Photoinduced Electron-transfer Fluorescence Correlation Spectroscopy of the

Conformational Dynamics of Intrinsically Disordered Proteins

Joerg Enderlein

.

Georg August University, Goettingen, Lower Saxony, Germany.

Intrinsically disordered proteins (IDP) form a large and functionally important class of proteins

that lack an ordered three-dimensional structure. IDPs play an important role in cell signaling,

transcription, or chromatin remodeling.

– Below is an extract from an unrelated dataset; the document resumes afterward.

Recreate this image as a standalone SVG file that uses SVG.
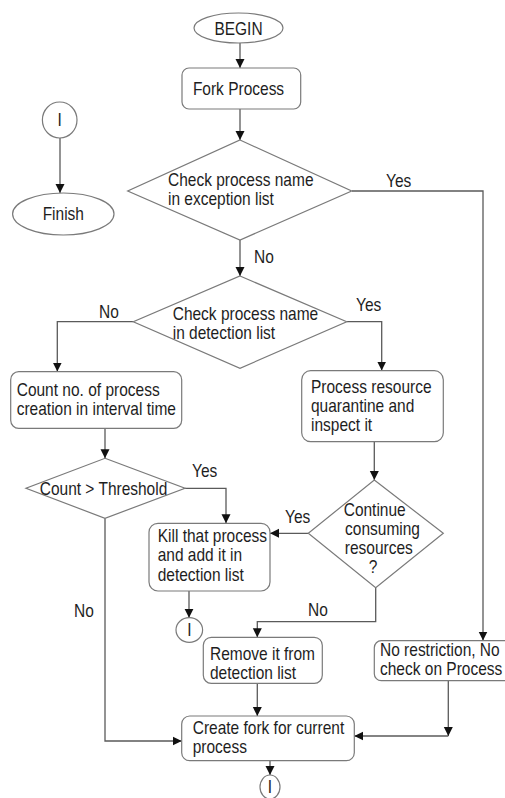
<svg xmlns="http://www.w3.org/2000/svg" width="505" height="798" viewBox="0 0 505 798">
<style>
.shape{fill:#fff;stroke:#7a7a7a;stroke-width:1.2}
.conn{fill:none;stroke:#5a5a5a;stroke-width:1.3}
text{font-family:"Liberation Sans",Arial,sans-serif;font-size:17.5px;fill:#1e1e1e}
.c{text-anchor:middle}
</style>
<defs>
<marker id="arr" viewBox="0 0 10 10" refX="10" refY="5" markerWidth="9" markerHeight="10" markerUnits="userSpaceOnUse" orient="auto">
<path d="M0,0 L10,5 L0,10 z" fill="#111"/>
</marker>
</defs>
<rect width="505" height="798" fill="#fff"/>
<g id="connectors" class="conn">
<path d="M240,43 V68" marker-end="url(#arr)"/>
<path d="M240,109 V140" marker-end="url(#arr)"/>
<path d="M240,240 V276" marker-end="url(#arr)"/>
<path d="M352,191 H483 V640.5" marker-end="url(#arr)"/>
<path d="M133.3,321.7 H57.3 V371.5" marker-end="url(#arr)"/>
<path d="M346.7,321.7 H381.7 V370.5" marker-end="url(#arr)"/>
<path d="M105,428.3 V458.3" marker-end="url(#arr)"/>
<path d="M374.3,441.7 V480" marker-end="url(#arr)"/>
<path d="M185,488.3 H226 V523.3" marker-end="url(#arr)"/>
<path d="M308.3,533.3 H270" marker-end="url(#arr)"/>
<path d="M189,591 V617.7" marker-end="url(#arr)"/>
<path d="M105,518.3 V741 H181.7" marker-end="url(#arr)"/>
<path d="M375.7,587.7 V621.7 H257.3 V637.3" marker-end="url(#arr)"/>
<path d="M257.3,683.3 V716" marker-end="url(#arr)"/>
<path d="M448.3,680.7 V736" marker-end="url(#arr)"/>
<path d="M448.3,736 H354.3" marker-end="url(#arr)"/>
<path d="M270,760.7 V775" marker-end="url(#arr)"/>
<path d="M60,138 V193" marker-end="url(#arr)"/>
</g>
<g id="labels">
<text transform="translate(386,186.5) scale(0.886,1)">Yes</text>
<text transform="translate(254,263) scale(0.886,1)">No</text>
<text transform="translate(99,317.5) scale(0.886,1)">No</text>
<text transform="translate(356,311) scale(0.886,1)">Yes</text>
<text transform="translate(192,477) scale(0.886,1)">Yes</text>
<text transform="translate(285,522.5) scale(0.886,1)">Yes</text>
<text transform="translate(74,617) scale(0.886,1)">No</text>
<text transform="translate(308,616) scale(0.886,1)">No</text>
</g>
<g id="begin">
<ellipse class="shape" cx="238.5" cy="28" rx="44.5" ry="15"/>
<text class="c" transform="translate(238.5,34.5) scale(0.886,1)">BEGIN</text>
</g>
<g id="fork-process">
<rect class="shape" x="182" y="68" width="118.7" height="41" rx="7"/>
<text class="c" transform="translate(238.5,94.5) scale(0.886,1)">Fork Process</text>
</g>
<g id="check-exception">
<polygon class="shape" points="240,140 351.7,191 240,240 127.7,191"/>
<text transform="translate(168,186) scale(0.886,1)">Check process name</text>
<text transform="translate(168,205) scale(0.886,1)">in exception list</text>
</g>
<g id="connector-i-top">
<ellipse class="shape" cx="59.7" cy="120" rx="17.3" ry="18"/>
<text class="c" transform="translate(59.7,126) scale(0.886,1)">I</text>
</g>
<g id="finish">
<ellipse class="shape" cx="63.3" cy="214" rx="50.7" ry="21"/>
<text class="c" transform="translate(63.3,220) scale(0.886,1)">Finish</text>
</g>
<g id="check-detection">
<polygon class="shape" points="240,276 346.7,321.7 240,368.3 133.3,321.7"/>
<text transform="translate(172.7,319.5) scale(0.886,1)">Check process name</text>
<text transform="translate(172.7,338.5) scale(0.886,1)">in detection list</text>
</g>
<g id="count-creation">
<rect class="shape" x="10.7" y="371.7" width="171" height="56.6" rx="8"/>
<text transform="translate(16.7,396) scale(0.886,1)">Count no. of process</text>
<text transform="translate(16.7,415) scale(0.886,1)">creation in interval time</text>
</g>
<g id="quarantine">
<rect class="shape" x="301.7" y="370.7" width="141.6" height="71" rx="9"/>
<text transform="translate(311,392.5) scale(0.886,1)">Process resource</text>
<text transform="translate(311,411.5) scale(0.886,1)">quarantine and</text>
<text transform="translate(311,430.5) scale(0.886,1)">inspect it</text>
</g>
<g id="threshold">
<polygon class="shape" points="105,458.3 185,488.3 105,518.3 26,488.3"/>
<text class="c" transform="translate(103.5,494.5) scale(0.886,1)">Count &gt; Threshold</text>
</g>
<g id="continue-consuming">
<polygon class="shape" points="374.3,480 443.3,533.3 375.7,587.7 308.3,533.3"/>
<text class="c" transform="translate(374.7,516) scale(0.886,1)">Continue</text>
<text class="c" transform="translate(382.5,535) scale(0.886,1)">consuming</text>
<text class="c" transform="translate(378.8,554) scale(0.886,1)">resources</text>
<text class="c" transform="translate(373,573.3) scale(0.886,1)">?</text>
</g>
<g id="kill-process">
<rect class="shape" x="149" y="523.3" width="121" height="67.7" rx="9"/>
<text transform="translate(157.7,541.5) scale(0.886,1)">Kill that process</text>
<text transform="translate(157.7,561) scale(0.886,1)">and add it in</text>
<text transform="translate(157.7,580.5) scale(0.886,1)">detection list</text>
</g>
<g id="connector-i-kill">
<ellipse class="shape" cx="189.3" cy="630" rx="13.3" ry="12.3"/>
<text class="c" transform="translate(189.3,636) scale(0.886,1)">I</text>
</g>
<g id="remove-detection">
<rect class="shape" x="203.3" y="637.3" width="119" height="46" rx="8"/>
<text transform="translate(210,659.5) scale(0.886,1)">Remove it from</text>
<text transform="translate(210,678.5) scale(0.886,1)">detection list</text>
</g>
<g id="no-restriction">
<rect class="shape" x="374.3" y="640.7" width="140" height="40" rx="7"/>
<text transform="translate(380,656) scale(0.886,1)">No restriction, No</text>
<text transform="translate(380,675) scale(0.886,1)">check on Process</text>
</g>
<g id="create-fork">
<rect class="shape" x="181.7" y="716" width="172.6" height="44.7" rx="8"/>
<text transform="translate(192.7,734) scale(0.886,1)">Create fork for current</text>
<text transform="translate(192.7,753) scale(0.886,1)">process</text>
</g>
<g id="connector-i-bottom">
<ellipse class="shape" cx="270" cy="787" rx="10" ry="12"/>
<text class="c" transform="translate(270,793) scale(0.886,1)">I</text>
</g>
</svg>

The discovery of IDPs has challenged the traditional

paradigm of protein structure which states that protein function depends on a well-defined three-

dimensional structure.

Due to their high conformational flexibility and the lack of ordered secondary structure, it is

challenging to study the flexible structure, dynamics and energetics of these proteins with

conventional methods. In our work, we employ photoinduced electron-transfer (PET) combined

with fluorescence correlation spectroscopy (FCS) for studying the conformational dynamics of

one specific class of IDPs: phenylalanine-glycine rich protein domains (FG repeats) which are

dominant building blocks within the pore of nuclear pore complexes. We us the peculiarity of the

fluorescent dye Atto655 that, when excited, it shows a quasi-instantaneous and high-efficient

electron transfer to a tryptophan in direct contact with the dye. By placing one tryptophan at a

specific position within a peptide chain that is labeled at its end with Atto655, one can use FCS

for measuring the contact pair formation rate between the labeled peptide end and the tryptophan

position. By moving the tryptophan position along the peptide chain, one thus maps the

conformational dynamics of the full peptide. We observe point contact formation rates of a few

hundred nanoseconds, and see a strong variation of the rate on the distance between dye and

tryptophan, as well as on total length of the peptide chain. We demonstrate that PET-FCS is

particularly useful for the measurement of fast intramolecular conformational dynamics of small

biomolecules where conventional methods such as single-molecule Förster Resonance Energy

Transfer fail due to steric reasons.